Nunca o Becas lhes tinha falado daquela maneira e nem sequer imaginavam que o Capitão gostava de futebol.
O Becas era uma caixinha de surpresas.
Terão uma recompensa, disse.
O almoço de amanhã será bacalhau com grão e se continuarem a ganhar, outras recompensas virão.
Ouviu-se um pequeno burburinho na formatura.
O Guta falou para o “segundo andar”, ou seja para o Carromeu, que era alto como uma torre: - Tu queres ver que ainda me dá férias para ir à metrópole.
A continuar assim, ainda nos deixa trazer as meninas para o quartel.
O Becas continuou: – Só há uma coisa que eu desconhecia, parece que temos um porco na nossa companhia e que eu saiba os porcos não falam e muito menos andam fardados, ou jogam à bola.
Se ele é porco, o pai é porco, a mãe é porca, o que significa que ele não deveria estar entre nós, mas sim nalguma pocilga.
Alguns já riam às gargalhadas, o furriel “chuchas”, continuava hirto, ele e o humor nunca se tinham cruzado.
Silêncio ainda não terminei, para além do porco, suponho que deverão existir outros animais, tais como o Carlos bode, o Zé António chibe e o João boi, e quem sabe o Xico galinha.
Toda a companhia ria às gargalhadas, o Choné, todo curvado, soltava ruidosos guinchos, o Quintela limpava as lágrimas nas mangas do camuflado, o Tramagal dava pulos.
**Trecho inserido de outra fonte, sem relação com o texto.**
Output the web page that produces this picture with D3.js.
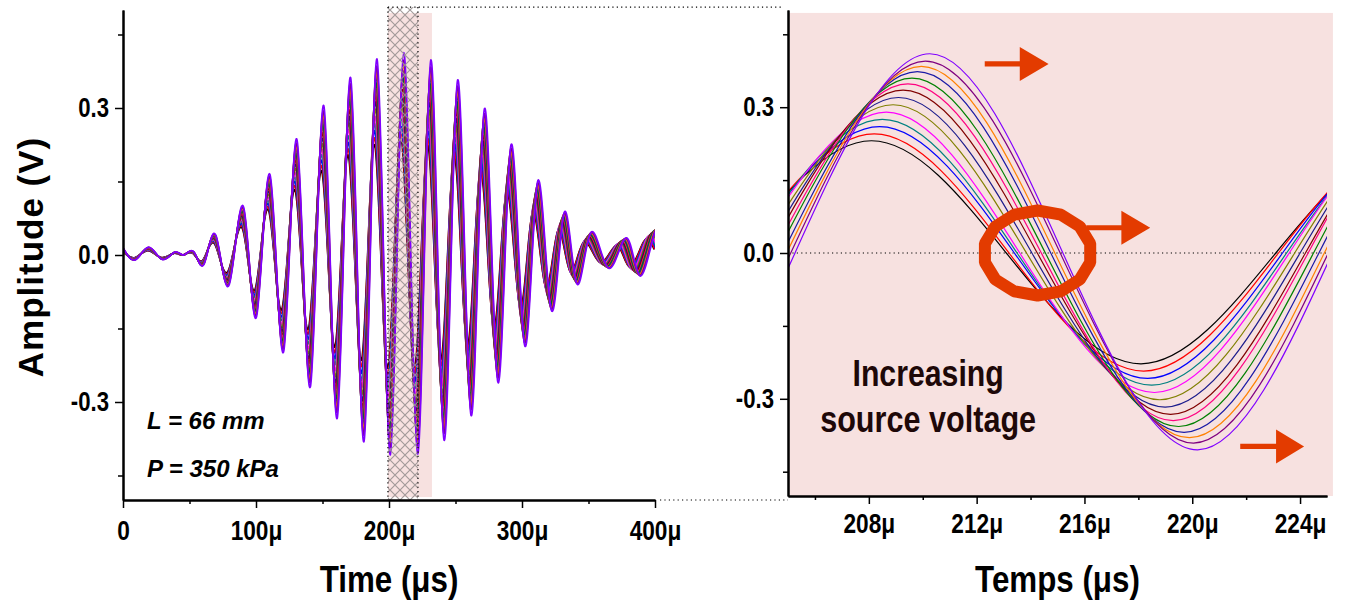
<!DOCTYPE html>
<html>
<head>
<meta charset="utf8">
<title>Amplitude vs time</title>
<style>
  body { margin: 0; background: #fff; }
  svg text { font-family: "Liberation Sans", Arial, sans-serif; font-weight: bold; fill: #000; }
  .axis path, .axis line { stroke: #000; }
  .axis path { stroke-width: 2; }
  .axis line { stroke-width: 1.5; }
</style>
</head>
<body>
<script src="https://d3js.org/d3.v7.min.js"></script>
<script>
var width = 1345, height = 609;

// one colour per source voltage, lowest first
var colors = ['#000000', '#ff0000', '#0000ff', '#008080', '#ff00ff', '#808000', '#1c1c8c',
              '#800000', '#ff0080', '#008000', '#1a1aa6', '#ff8000', '#800080', '#8000ff'];

// zoomed window (right), per trace: zero crossings and extrema around 205-225us
var prevZeroT = [193.1, 193.2, 193.4, 193.5, 193.65, 193.9, 194.1, 194.27, 194.45, 194.6, 194.8, 194.95, 195.1, 195.26];
var prevT   = [198.1, 198.2, 198.4, 198.5, 198.65, 198.9, 199.1, 199.27, 199.45, 199.6, 199.8, 199.95, 200.1, 200.26];
var prevV   = [-0.230, -0.244, -0.259, -0.274, -0.289, -0.304, -0.318, -0.333, -0.346, -0.358, -0.371, -0.382, -0.393, -0.408];
var riseT   = [203.1, 203.2, 203.4, 203.5, 203.65, 203.9, 204.1, 204.27, 204.45, 204.6, 204.8, 204.95, 205.1, 205.26];
var peakT   = [208.1, 208.2, 208.4, 208.5, 208.65, 208.9, 209.1, 209.27, 209.45, 209.6, 209.8, 209.95, 210.1, 210.26];
var peakV   = [0.231, 0.245, 0.260, 0.275, 0.290, 0.305, 0.320, 0.335, 0.348, 0.360, 0.373, 0.384, 0.395, 0.410];
var zeroT   = [213.1, 213.2, 213.4, 213.5, 213.6, 213.85, 214.05, 214.25, 214.4, 214.55, 214.75, 214.9, 215.1, 215.2];
var troughT = [218.1, 218.2, 218.35, 218.5, 218.6, 218.8, 219.0, 219.2, 219.3, 219.5, 219.7, 219.9, 220.05, 220.2];
var troughV = [-0.228, -0.243, -0.258, -0.272, -0.287, -0.302, -0.317, -0.332, -0.345, -0.357, -0.369, -0.380, -0.391, -0.405];
var rise2T  = [223.1, 223.2, 223.35, 223.5, 223.6, 223.8, 224.0, 224.2, 224.3, 224.5, 224.7, 224.9, 225.05, 225.2];
var nextT   = [228.1, 228.2, 228.35, 228.5, 228.6, 228.8, 229.0, 229.2, 229.3, 229.5, 229.7, 229.9, 230.05, 230.2];
var nextV   = [0.224, 0.238, 0.252, 0.267, 0.281, 0.296, 0.311, 0.325, 0.338, 0.350, 0.362, 0.373, 0.384, 0.398];
var nextZeroT = [233.1, 233.2, 233.35, 233.5, 233.6, 233.8, 234.0, 234.2, 234.3, 234.5, 234.7, 234.9, 235.05, 235.2];

// full signal (left): extrema of the highest trace, time in us, amplitude in V
var leftT = [0, 9.0, 19.0, 29.1, 38.6, 45.4, 53.0, 60.6, 69.4, 79.4, 90.2, 99.8, 110.0, 120.1, 130.1,
             140.1, 150.2, 160.2, 170.2, 180.2, 190.0, 200.0, 210.0, 220.3, 230.2, 240.1, 250.2, 260.2,
             270.2, 280.2, 290.0, 300.2, 309.8, 319.8, 329.3, 338.6, 349.1, 362.0, 375.0, 385.0, 396.0, 404.0];
var leftV = [0.014, -0.010, 0.016, -0.009, 0.006, 0.0, 0.006, -0.018, 0.040, -0.060, 0.097, -0.126, 0.163,
             -0.197, 0.235, -0.269, 0.304, -0.333, 0.362, -0.381, 0.400, -0.408, 0.413, -0.406, 0.398, -0.378,
             0.357, -0.327, 0.298, -0.259, 0.224, -0.184, 0.150, -0.112, 0.086, -0.058, 0.046, -0.027, 0.035,
             -0.043, 0.049, 0.02];
// spread in time between the earliest and latest trace along the signal
var fanT = [0, 100, 210, 300, 350, 400];
var fanW = [0.5, 1.2, 2.2, 3.5, 5.5, 9];

var xTicksL = [0, 100, 200, 300, 400];
var xTicksR = [208, 212, 216, 220, 224];
var yTicks = [-0.3, 0, 0.3];
var yMinor = [-0.45, -0.15, 0.15, 0.45];

var xL = d3.scaleLinear().domain([0, 400]).range([123, 655]);
var yL = d3.scaleLinear().domain([-0.5, 0.5]).range([500, 10]);
var xR = d3.scaleLinear().domain([205, 225]).range([788, 1327]);
var yR = d3.scaleLinear().domain([-0.5, 0.5]).range([496, 10]);

var svg = d3.select('body').append('svg')
    .attr('width', width)
    .attr('height', height);

// condensed look of the original bold narrow face
function narrow(sel, k) {
  sel.each(function() {
    var w = this.getComputedTextLength();
    d3.select(this).attr('textLength', w * k).attr('lengthAdjust', 'spacingAndGlyphs');
  });
}

var defs = svg.append('defs');
defs.append('clipPath').attr('id', 'clipL').append('rect')
    .attr('x', xL(0)).attr('y', yL(0.5)).attr('width', xL(400) - xL(0)).attr('height', yL(-0.5) - yL(0.5));
defs.append('clipPath').attr('id', 'clipR').append('rect')
    .attr('x', xR(205)).attr('y', yR(0.5)).attr('width', xR(225) - xR(205)).attr('height', yR(-0.5) - yR(0.5));
var pat = defs.append('pattern').attr('id', 'hatch')
    .attr('patternUnits', 'userSpaceOnUse').attr('width', 10).attr('height', 10);
pat.append('path').attr('d', 'M0,0L10,10M10,0L0,10M-1,9L1,11M9,-1L11,1')
    .attr('stroke', '#9a9292').attr('stroke-width', 1.2);

var pink = '#f7e1e0';
var dots = '1.2,3.2';

// ---------- left panel ----------
var hatchT = [199.2, 221.8], bandEnd = 232.3;

svg.append('rect')
    .attr('x', xL(hatchT[0])).attr('y', yL(0.494))
    .attr('width', xL(bandEnd) - xL(hatchT[0])).attr('height', yL(-0.494) - yL(0.494))
    .attr('fill', pink);

var fan = d3.scaleLinear().domain(fanT).range(fanW);
var frac = d3.scaleLinear().domain([peakT[0], peakT[peakT.length - 1]]);
var leftSeries = colors.map(function(c, i) {
  var g = peakV[i] / peakV[peakV.length - 1], f = frac(peakT[i]) - 0.5;
  return leftT.map(function(t, k) { return [t + f * fan(t), leftV[k] * g]; });
});

var lineL = d3.line().x(function(d) { return xL(d[0]); }).y(function(d) { return yL(d[1]); })
    .curve(d3.curveNatural);

svg.append('g').attr('clip-path', 'url(#clipL)')
  .selectAll('path').data(leftSeries).enter().append('path')
    .attr('d', lineL)
    .attr('fill', 'none')
    .attr('stroke', function(d, i) { return colors[i]; })
    .attr('stroke-width', 1.7);

svg.append('rect')
    .attr('x', xL(hatchT[0])).attr('y', yL(0.506))
    .attr('width', xL(hatchT[1]) - xL(hatchT[0])).attr('height', yL(-0.5) - yL(0.506))
    .attr('fill', 'url(#hatch)').attr('opacity', 0.9);

svg.selectAll('.hatchEdge').data(hatchT).enter().append('line')
    .attr('x1', function(d) { return xL(d); }).attr('x2', function(d) { return xL(d); })
    .attr('y1', yL(0.506)).attr('y2', yL(-0.5))
    .attr('stroke', '#000').attr('stroke-width', 1.2).attr('stroke-dasharray', dots);

// connectors to the zoomed window
svg.append('line')
    .attr('x1', xL(hatchT[0])).attr('x2', xR(205) - 5).attr('y1', yL(0.506)).attr('y2', yL(0.506))
    .attr('stroke', '#000').attr('stroke-width', 1.2).attr('stroke-dasharray', dots);
svg.append('line')
    .attr('x1', xL(400) + 5).attr('x2', xR(205)).attr('y1', yL(-0.5)).attr('y2', yL(-0.5))
    .attr('stroke', '#000').attr('stroke-width', 1.2).attr('stroke-dasharray', dots);

function yFmt(d) { return d === 0 ? '0.0' : (d < 0 ? '-' : '') + Math.abs(d).toFixed(1); }

function drawAxes(x, y, xt, xFmt, xPad) {
  var minorX = [];
  for (var i = 0; i < xt.length; i++) {
    if (i > 0) minorX.push((xt[i] + xt[i - 1]) / 2);
  }
  var step = xt[1] - xt[0];
  if (xt[0] - step / 2 > x.domain()[0]) minorX.push(xt[0] - step / 2);
  if (xt[xt.length - 1] + step / 2 < x.domain()[1]) minorX.push(xt[xt.length - 1] + step / 2);

  svg.append('g').attr('class', 'axis').attr('transform', 'translate(0,' + y.range()[0] + ')')
      .call(d3.axisBottom(x).tickValues(minorX).tickSize(4).tickSizeOuter(0).tickFormat(''));
  var gx = svg.append('g').attr('class', 'axis').attr('transform', 'translate(0,' + y.range()[0] + ')')
      .call(d3.axisBottom(x).tickValues(xt).tickSize(8).tickSizeOuter(0).tickPadding(xPad).tickFormat(xFmt));
  gx.selectAll('text').style('font-size', '27px').attr('font-family', null).call(narrow, 0.84);

  svg.append('g').attr('class', 'axis').attr('transform', 'translate(' + x.range()[0] + ',0)')
      .call(d3.axisLeft(y).tickValues(yMinor).tickSize(5).tickSizeOuter(0).tickFormat(''));
  var gy = svg.append('g').attr('class', 'axis').attr('transform', 'translate(' + x.range()[0] + ',0)')
      .call(d3.axisLeft(y).tickValues(yTicks).tickSize(8).tickSizeOuter(0).tickPadding(6).tickFormat(yFmt));
  gy.selectAll('text').style('font-size', '27px').attr('font-family', null).call(narrow, 0.82);
}

drawAxes(xL, yL, xTicksL, function(d) { return d === 0 ? '0' : d + 'μ'; }, 13);

svg.append('text').attr('x', 147).attr('y', 429)
    .style('font-size', '24px').style('font-style', 'italic').text('L = 66 mm');
svg.append('text').attr('x', 147).attr('y', 477)
    .style('font-size', '24px').style('font-style', 'italic').text('P = 350 kPa');

svg.append('text').attr('x', (xL(0) + xL(400)) / 2).attr('y', 592)
    .attr('text-anchor', 'middle').style('font-size', '36px').text('Time (μs)').call(narrow, 0.87);

svg.append('text').attr('transform', 'translate(43,' + (yL(0) + 2) + ') rotate(-90)')
    .attr('text-anchor', 'middle')
    .style('font-size', '35px').style('letter-spacing', '1px')
    .text('Amplitude (V)');

// ---------- right panel ----------
svg.append('rect')
    .attr('x', xR(205)).attr('y', yR(0.494))
    .attr('width', xR(225.22) - xR(205)).attr('height', yR(-0.5) - yR(0.494))
    .attr('fill', pink);

svg.append('line')
    .attr('x1', xR(205)).attr('x2', xR(225)).attr('y1', yR(0)).attr('y2', yR(0))
    .attr('stroke', '#000').attr('stroke-width', 1.1).attr('stroke-dasharray', dots);

var rightSeries = colors.map(function(c, i) {
  return [[prevZeroT[i], 0], [prevT[i], prevV[i]], [riseT[i], 0], [peakT[i], peakV[i]], [zeroT[i], 0],
          [troughT[i], troughV[i]], [rise2T[i], 0], [nextT[i], nextV[i]], [nextZeroT[i], 0]];
});
var lineR = d3.line().x(function(d) { return xR(d[0]); }).y(function(d) { return yR(d[1]); })
    .curve(d3.curveNatural);

svg.append('g').attr('clip-path', 'url(#clipR)')
  .selectAll('path').data(rightSeries).enter().append('path')
    .attr('d', lineR)
    .attr('fill', 'none')
    .attr('stroke', function(d, i) { return colors[i]; })
    .attr('stroke-width', 1.2);

drawAxes(xR, yR, xTicksR, function(d) { return d + 'μ'; }, 10);

svg.append('text').attr('x', (xR(205) + xR(225)) / 2).attr('y', 592)
    .attr('text-anchor', 'middle').style('font-size', '36px').text('Temps (μs)').call(narrow, 0.87);

svg.append('text').attr('x', xR(210.2)).attr('y', 386)
    .attr('text-anchor', 'middle').style('font-size', '36px').style('fill', '#1e0808')
    .text('Increasing').call(narrow, 0.84);
svg.append('text').attr('x', xR(210.2)).attr('y', 432)
    .attr('text-anchor', 'middle').style('font-size', '36px').style('fill', '#1e0808')
    .text('source voltage').call(narrow, 0.85);

// annotations: arrows and ring
var accent = '#e33b00';
var arrows = [
  { t0: 212.3, tb: 213.6, t1: 214.67, v: 0.389 },
  { t0: 216.07, tb: 217.37, t1: 218.44, v: 0.052 },
  { t0: 221.78, tb: 223.11, t1: 224.15, v: -0.398 }
];
svg.selectAll('.arrow').data(arrows).enter().append('path')
    .attr('fill', accent)
    .attr('d', function(a) {
      var x0 = xR(a.t0), xb = xR(a.tb), x1 = xR(a.t1), y = yR(a.v);
      return 'M' + x0 + ',' + (y - 2.6) + 'L' + xb + ',' + (y - 2.6) + 'L' + xb + ',' + (y - 17) +
             'L' + x1 + ',' + y + 'L' + xb + ',' + (y + 17) + 'L' + xb + ',' + (y + 2.6) +
             'L' + x0 + ',' + (y + 2.6) + 'Z';
    });

var ring = { t: 214.26, v: 0, rx: 54, ry: 42.5 };
var ringPts = d3.range(14).map(function(k) {
  var a = (k + 0.5) / 14 * 2 * Math.PI;
  return [xR(ring.t) + ring.rx * Math.cos(a), yR(ring.v) + ring.ry * Math.sin(a)];
});
svg.append('path')
    .attr('d', d3.line().curve(d3.curveLinearClosed)(ringPts))
    .attr('fill', 'none').attr('stroke', accent).attr('stroke-width', 12)
    .attr('stroke-linejoin', 'bevel');
</script>
</body>
</html>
O marroquino também ria, mas estava impressionado com duas coisas, o humor do Becas, que desconhecia e a falta do mesmo do “chuchas”.
Nada se mexia naquele rosto, nem o mais pequeno músculo.
Os lábios continuavam colados um ao outro.
Olhava em frente, na direção do telheiro do parque das viaturas militares.
Um olhar vazio, sem expressão, uma estátua parada no tempo.
Pela primeira vez, o algarvio sentiu pena do “parafuso”, ou seja o “chuchas”, o furriel mecânico.

Ficaram em segundo lugar no torneio, quem ganhou foi a malta da força aérea. Continuaram a chamar “porco” ao Vítor.
O Chuchas continuou igual a ele mesmo.

(Apontamentos passados a “limpo” em Portimão – 1982. )
Portimão - 24 de Novembro de 2020 - Um dia cinzento e com o COVID à espreita. Mais uma vez andei â procura de apontamentos ou das minhas "merdas" como vocês lhes chamavam. Encontrei esta e voltei a ter saudades daquele tempo....em que não existia "tempo"....Existiam, as horas. os dias, as semanas, os meses....que custavam a passar, os dias em que não sabíamos se existiriam outros. Tenho saudades de vocês. Saudades daqueles que já partiram. Saudades, do Capitão - Pereira Monteiro, e do meu irmão - José Paiva Carromeu, do 1º cabo mecânico - Carapinha. ( RIP - meus irmãos.)....Sem vocês (todos) aquela guerra teria sido bem diferente( para pior.)
José Nobre - Soldado Condutor - 044483/67 - Moçambique - Agosto de 1967 / Outubro 1969.